Week 5, and still no resolve and n work, no new employer and feeling like a washed out hopeless game developer.
Its interesting too in reading up the latest Unity scandal for the last week, and glad I have moved from Unity over a year ago, although still have a version of the engine installed , just for Asset conversions mostly, never to produce or develop any demos from though, especially given what Unity have been doing the past 14 days. So many developers are now leaving that development engine, because of those proposed changes. Though they have claimed to have corrected this recently due to the bail out, but can you still trust them.
But that's beside the point, and comparing that UE5 really has the best visuals and better support.
But back on the subject, how am I really feeling? Is this really a question or a statement. Like I said I feel like one of those washed out people feeling lost. I wake up these days and don't feel I want to get up from bed, though to wake up back into this nightmare, sometimes I wish I could just escape it all, escape this nightmare and get away from all of this strain.
To be somewhere where I would not need to stress, not have to worry, To be appreciated, to be respected for being me, to be wanted, to feel more like I have more of a purpose, in this life, and not be constantly having my wrists and mind clamped down, away from freedom and have the free will of being creative. It just feels like more and more that ability to be creative, to be free, to think freely is being clamped down.
I know there is and realize that I still have also allot to do to update more of my online portfolios, but the energy and to push myself, I have not that energy and feel like my mind or this rotten cycle of depression is letting me down, I have less energy and less of a drive to much, I feel burned and finding no easy fast way to get my self back on track. I even as I write this, though I really should be in bed at this time, but I don't even want to sleep. I don't want to be alone, but to to go to bed to shut the computers off to close communications to the outside world and sleep in the dark bedroom at the back of my rented unit, with no one. This is the time I wish I had a Girlfriend with me or at least near by, but again no one here in Australia wants me, but those far way overseas.
Many thoughts have been going through my head lately in the last few weeks, thoughts on what future do I have or could I have given certain options. One being the potential move back to home down in Melbourne Victoria to stay with my sister for abit, as she said to start again. but I would feel like I failed on the last 23 years pf being up here. Another is the potential future relocation the big move to overseas, such as the Philippines, with many things that could be more ideal considering that the cost of many things, like a real owned house, could be more affordable, and possible. again another big chance. And I already know of women over there that if any of them could get to meet me, would inf act marry me to be there husband. And no one in Australia ever wants to know me other than family?

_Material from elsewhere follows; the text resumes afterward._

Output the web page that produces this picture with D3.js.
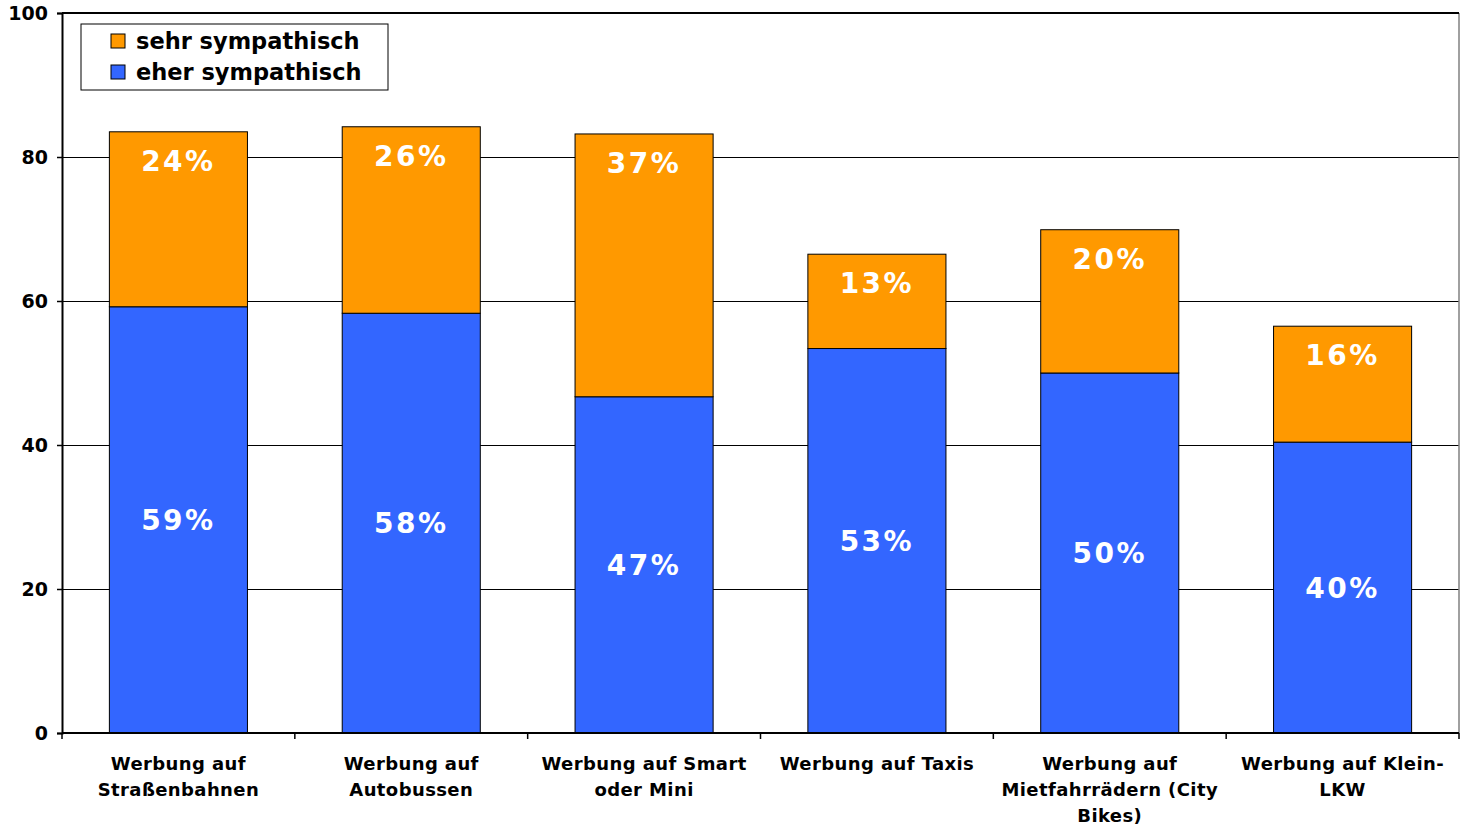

And my family don't even support that option, even though at one time until recent they were in agreement, but that now has changed, so I am now all alone again. And its all too quiet here, other than at the moment I have birds outside awake and its still dark, outside, I know dawn is soon though in about possibly 40 minutes away, so should be in bed. I just want to calm down!
And I need a job again and need a future, and need to believe in myself, more.
The one thing I don't need is this rotten depression, and the anxiety!